Copy every line, exactly and only, from the line containing "Output the Python" to the line containing "from matplotlib.patches import Rectangle", both lines included.

The records:
· · ·
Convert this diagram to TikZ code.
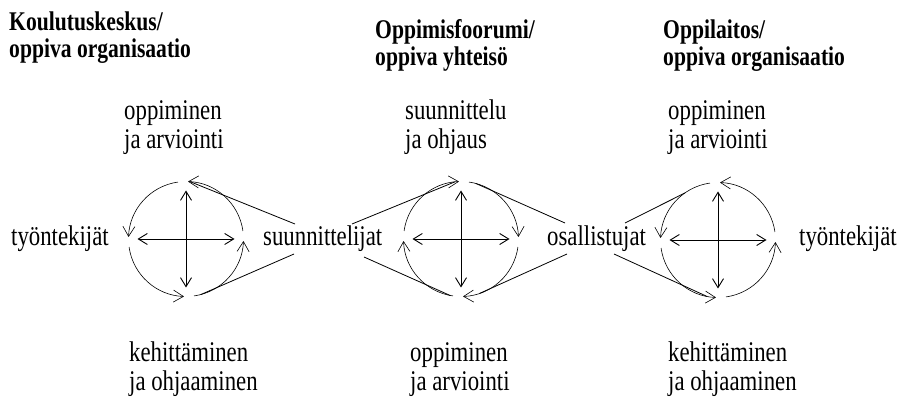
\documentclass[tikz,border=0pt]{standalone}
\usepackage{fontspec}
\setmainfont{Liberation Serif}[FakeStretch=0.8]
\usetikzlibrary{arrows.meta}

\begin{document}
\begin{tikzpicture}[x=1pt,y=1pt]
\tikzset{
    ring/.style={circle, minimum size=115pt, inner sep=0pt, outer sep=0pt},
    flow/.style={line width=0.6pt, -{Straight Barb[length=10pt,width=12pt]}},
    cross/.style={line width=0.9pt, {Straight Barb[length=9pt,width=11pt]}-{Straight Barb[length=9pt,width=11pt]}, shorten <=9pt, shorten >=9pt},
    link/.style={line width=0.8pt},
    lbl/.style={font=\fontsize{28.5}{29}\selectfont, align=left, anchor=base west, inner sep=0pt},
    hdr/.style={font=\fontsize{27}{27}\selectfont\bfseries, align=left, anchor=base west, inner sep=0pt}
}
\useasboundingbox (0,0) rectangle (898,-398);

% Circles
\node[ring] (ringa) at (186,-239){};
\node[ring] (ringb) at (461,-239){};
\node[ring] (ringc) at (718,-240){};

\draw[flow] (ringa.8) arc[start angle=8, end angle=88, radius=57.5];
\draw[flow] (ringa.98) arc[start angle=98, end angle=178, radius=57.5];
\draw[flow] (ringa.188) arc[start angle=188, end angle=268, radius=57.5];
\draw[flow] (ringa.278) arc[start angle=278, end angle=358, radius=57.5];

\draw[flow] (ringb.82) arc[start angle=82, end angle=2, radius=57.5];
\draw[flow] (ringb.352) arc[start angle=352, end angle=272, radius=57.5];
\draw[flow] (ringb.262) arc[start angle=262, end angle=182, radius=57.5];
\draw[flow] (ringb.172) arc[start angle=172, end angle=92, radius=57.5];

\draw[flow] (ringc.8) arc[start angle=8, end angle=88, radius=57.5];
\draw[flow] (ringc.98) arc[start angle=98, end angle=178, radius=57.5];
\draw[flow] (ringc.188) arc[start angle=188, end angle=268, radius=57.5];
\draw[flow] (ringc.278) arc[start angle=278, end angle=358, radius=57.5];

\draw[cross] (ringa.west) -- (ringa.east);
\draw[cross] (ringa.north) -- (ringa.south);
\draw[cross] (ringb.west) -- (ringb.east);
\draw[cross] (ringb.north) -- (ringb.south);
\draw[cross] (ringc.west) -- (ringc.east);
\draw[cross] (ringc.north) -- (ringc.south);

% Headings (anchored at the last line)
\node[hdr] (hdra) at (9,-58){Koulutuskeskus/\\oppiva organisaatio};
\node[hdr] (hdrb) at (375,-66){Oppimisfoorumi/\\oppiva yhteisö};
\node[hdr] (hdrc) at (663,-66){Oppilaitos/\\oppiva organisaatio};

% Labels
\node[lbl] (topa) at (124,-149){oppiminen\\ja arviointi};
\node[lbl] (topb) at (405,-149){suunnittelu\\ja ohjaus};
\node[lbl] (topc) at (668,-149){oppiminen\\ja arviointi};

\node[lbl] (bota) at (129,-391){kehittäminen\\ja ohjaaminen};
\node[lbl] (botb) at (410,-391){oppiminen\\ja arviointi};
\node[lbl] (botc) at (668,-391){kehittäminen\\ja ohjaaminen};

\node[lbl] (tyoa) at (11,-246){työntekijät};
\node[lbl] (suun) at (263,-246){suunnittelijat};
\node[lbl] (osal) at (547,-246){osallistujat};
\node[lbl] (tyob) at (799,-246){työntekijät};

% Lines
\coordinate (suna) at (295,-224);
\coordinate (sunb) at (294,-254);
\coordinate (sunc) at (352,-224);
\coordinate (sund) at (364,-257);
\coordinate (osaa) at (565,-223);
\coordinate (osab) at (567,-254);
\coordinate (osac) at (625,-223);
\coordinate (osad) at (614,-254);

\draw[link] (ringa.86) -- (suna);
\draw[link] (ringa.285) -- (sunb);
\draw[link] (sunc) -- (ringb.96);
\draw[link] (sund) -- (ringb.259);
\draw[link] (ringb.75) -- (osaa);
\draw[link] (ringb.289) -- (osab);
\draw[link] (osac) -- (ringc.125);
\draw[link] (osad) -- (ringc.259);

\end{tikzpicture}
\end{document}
· · ·
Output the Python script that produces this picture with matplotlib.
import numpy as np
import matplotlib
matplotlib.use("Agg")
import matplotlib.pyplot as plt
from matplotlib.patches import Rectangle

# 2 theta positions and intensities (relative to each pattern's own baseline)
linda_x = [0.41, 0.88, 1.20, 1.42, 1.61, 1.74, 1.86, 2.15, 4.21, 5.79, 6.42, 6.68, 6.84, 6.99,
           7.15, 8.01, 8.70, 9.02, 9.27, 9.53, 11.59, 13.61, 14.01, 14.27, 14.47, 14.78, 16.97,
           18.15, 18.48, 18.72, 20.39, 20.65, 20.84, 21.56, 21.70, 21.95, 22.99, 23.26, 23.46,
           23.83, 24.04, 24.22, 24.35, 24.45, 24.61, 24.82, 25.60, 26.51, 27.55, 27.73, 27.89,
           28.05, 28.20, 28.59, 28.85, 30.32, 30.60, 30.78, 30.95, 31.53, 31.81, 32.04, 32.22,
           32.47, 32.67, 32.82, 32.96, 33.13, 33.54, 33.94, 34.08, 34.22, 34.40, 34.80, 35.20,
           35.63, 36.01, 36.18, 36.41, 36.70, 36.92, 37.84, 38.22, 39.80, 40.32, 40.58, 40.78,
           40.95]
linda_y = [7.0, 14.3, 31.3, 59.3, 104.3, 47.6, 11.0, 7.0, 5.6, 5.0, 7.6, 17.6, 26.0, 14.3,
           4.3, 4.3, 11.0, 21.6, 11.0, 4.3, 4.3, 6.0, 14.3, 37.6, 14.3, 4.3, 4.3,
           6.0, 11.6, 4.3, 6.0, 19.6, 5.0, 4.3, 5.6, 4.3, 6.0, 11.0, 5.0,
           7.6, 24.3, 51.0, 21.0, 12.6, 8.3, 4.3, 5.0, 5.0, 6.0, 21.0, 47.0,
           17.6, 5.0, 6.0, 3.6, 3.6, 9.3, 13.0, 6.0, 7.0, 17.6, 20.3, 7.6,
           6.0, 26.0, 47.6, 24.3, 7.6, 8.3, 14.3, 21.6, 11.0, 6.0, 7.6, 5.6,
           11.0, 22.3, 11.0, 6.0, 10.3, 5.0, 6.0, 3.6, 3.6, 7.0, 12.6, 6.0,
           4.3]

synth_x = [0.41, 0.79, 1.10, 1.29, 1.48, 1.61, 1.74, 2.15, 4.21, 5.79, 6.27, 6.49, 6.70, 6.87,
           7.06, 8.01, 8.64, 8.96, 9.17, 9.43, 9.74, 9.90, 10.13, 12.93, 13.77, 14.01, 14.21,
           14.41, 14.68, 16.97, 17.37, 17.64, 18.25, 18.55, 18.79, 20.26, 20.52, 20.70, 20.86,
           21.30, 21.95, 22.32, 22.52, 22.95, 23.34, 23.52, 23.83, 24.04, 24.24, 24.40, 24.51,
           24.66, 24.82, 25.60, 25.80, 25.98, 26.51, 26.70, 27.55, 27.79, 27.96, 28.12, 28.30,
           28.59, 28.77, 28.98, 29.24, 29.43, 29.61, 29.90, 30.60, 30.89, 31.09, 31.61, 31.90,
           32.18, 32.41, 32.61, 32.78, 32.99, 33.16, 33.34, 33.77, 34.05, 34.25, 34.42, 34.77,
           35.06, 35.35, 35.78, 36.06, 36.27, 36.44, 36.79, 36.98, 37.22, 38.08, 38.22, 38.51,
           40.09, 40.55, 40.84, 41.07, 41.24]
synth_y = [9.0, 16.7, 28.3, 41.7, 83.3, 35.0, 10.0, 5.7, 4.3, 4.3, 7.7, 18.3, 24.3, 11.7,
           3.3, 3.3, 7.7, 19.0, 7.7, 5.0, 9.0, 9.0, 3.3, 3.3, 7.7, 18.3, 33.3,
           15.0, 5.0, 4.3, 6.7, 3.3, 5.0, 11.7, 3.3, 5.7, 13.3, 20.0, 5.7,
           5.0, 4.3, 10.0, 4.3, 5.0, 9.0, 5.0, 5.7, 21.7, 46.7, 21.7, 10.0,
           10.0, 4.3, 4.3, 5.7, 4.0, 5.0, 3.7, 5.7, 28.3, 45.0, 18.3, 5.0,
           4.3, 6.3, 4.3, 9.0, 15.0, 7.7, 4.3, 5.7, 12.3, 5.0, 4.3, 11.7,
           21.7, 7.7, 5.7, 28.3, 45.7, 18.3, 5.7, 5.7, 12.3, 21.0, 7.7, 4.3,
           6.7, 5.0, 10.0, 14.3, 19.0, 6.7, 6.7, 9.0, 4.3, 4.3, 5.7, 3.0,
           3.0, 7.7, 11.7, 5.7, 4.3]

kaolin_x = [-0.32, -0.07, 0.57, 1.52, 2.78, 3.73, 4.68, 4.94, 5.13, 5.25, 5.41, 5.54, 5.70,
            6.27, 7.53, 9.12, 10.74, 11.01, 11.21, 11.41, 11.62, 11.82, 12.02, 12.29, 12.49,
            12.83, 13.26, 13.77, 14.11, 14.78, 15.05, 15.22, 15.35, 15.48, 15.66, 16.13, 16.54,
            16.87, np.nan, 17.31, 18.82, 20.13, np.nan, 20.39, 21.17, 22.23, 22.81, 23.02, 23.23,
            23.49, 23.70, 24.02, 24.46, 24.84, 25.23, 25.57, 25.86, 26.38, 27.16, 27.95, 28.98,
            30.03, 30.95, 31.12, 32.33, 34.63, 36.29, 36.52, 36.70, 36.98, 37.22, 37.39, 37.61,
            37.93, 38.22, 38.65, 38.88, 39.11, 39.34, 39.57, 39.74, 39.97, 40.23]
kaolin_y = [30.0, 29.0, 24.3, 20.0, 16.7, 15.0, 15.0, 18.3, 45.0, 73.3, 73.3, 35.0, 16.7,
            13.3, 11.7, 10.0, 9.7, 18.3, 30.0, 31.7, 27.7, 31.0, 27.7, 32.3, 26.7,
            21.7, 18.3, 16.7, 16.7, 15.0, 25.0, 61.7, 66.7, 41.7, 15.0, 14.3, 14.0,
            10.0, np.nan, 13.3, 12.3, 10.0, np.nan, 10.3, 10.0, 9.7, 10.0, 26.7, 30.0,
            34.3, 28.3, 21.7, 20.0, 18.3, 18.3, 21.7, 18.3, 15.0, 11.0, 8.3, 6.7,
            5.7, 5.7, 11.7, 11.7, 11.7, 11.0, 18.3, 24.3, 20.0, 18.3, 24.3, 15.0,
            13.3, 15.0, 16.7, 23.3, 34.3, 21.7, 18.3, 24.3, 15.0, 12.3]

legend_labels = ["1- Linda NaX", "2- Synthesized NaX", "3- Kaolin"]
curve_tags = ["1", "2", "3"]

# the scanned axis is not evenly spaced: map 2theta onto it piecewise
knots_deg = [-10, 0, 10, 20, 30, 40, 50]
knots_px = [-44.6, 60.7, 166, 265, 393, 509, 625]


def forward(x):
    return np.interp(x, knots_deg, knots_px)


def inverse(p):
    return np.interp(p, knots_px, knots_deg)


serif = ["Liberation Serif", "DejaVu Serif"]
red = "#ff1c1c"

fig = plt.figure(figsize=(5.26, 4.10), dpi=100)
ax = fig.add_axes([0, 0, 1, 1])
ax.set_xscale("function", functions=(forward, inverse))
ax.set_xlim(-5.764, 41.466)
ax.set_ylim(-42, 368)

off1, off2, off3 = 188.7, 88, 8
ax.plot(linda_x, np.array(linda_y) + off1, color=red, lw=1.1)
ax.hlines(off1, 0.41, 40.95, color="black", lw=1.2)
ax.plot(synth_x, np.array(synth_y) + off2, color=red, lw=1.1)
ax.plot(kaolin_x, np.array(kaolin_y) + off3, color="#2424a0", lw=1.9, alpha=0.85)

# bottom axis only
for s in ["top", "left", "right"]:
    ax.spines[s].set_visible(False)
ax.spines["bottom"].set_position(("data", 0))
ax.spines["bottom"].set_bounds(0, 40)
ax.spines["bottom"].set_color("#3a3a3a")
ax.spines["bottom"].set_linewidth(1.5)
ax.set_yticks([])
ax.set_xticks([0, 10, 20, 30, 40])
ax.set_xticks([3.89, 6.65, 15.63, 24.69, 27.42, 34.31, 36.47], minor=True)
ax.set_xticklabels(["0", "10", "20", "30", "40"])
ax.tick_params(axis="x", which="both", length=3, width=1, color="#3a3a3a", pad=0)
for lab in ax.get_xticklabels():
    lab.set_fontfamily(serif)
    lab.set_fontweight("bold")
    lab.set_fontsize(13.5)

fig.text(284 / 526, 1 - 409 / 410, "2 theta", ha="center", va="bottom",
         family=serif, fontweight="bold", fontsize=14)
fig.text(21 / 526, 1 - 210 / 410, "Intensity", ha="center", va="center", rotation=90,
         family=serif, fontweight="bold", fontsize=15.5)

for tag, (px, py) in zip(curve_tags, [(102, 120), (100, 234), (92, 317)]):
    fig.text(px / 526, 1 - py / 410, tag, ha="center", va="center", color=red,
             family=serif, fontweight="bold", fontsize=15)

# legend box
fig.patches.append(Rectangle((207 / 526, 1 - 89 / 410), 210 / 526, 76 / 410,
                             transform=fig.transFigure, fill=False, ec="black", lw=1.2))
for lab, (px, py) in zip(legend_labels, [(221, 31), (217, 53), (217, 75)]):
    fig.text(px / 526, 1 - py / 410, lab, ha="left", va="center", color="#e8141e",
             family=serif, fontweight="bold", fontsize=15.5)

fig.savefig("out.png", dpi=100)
· · ·
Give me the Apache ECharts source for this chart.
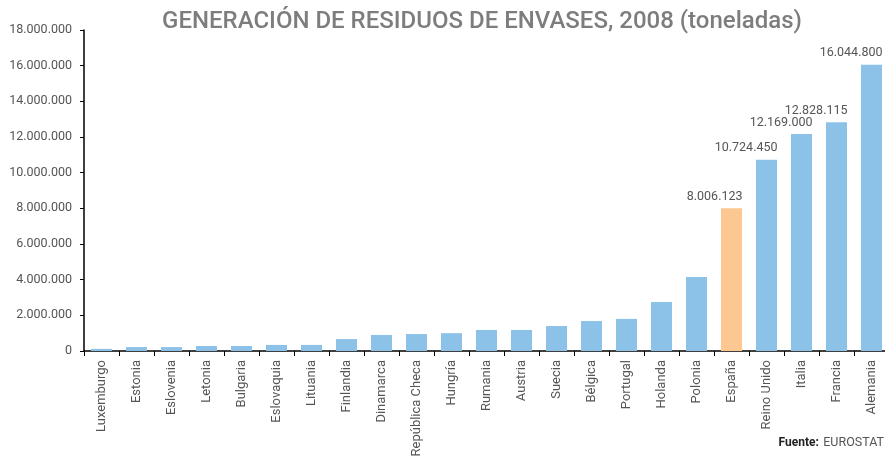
· · ·
Exercise result:
Output the Python script that produces this picture with matplotlib.
import numpy as np
import matplotlib
matplotlib.use("Agg")
import matplotlib.pyplot as plt
from matplotlib.patches import Rectangle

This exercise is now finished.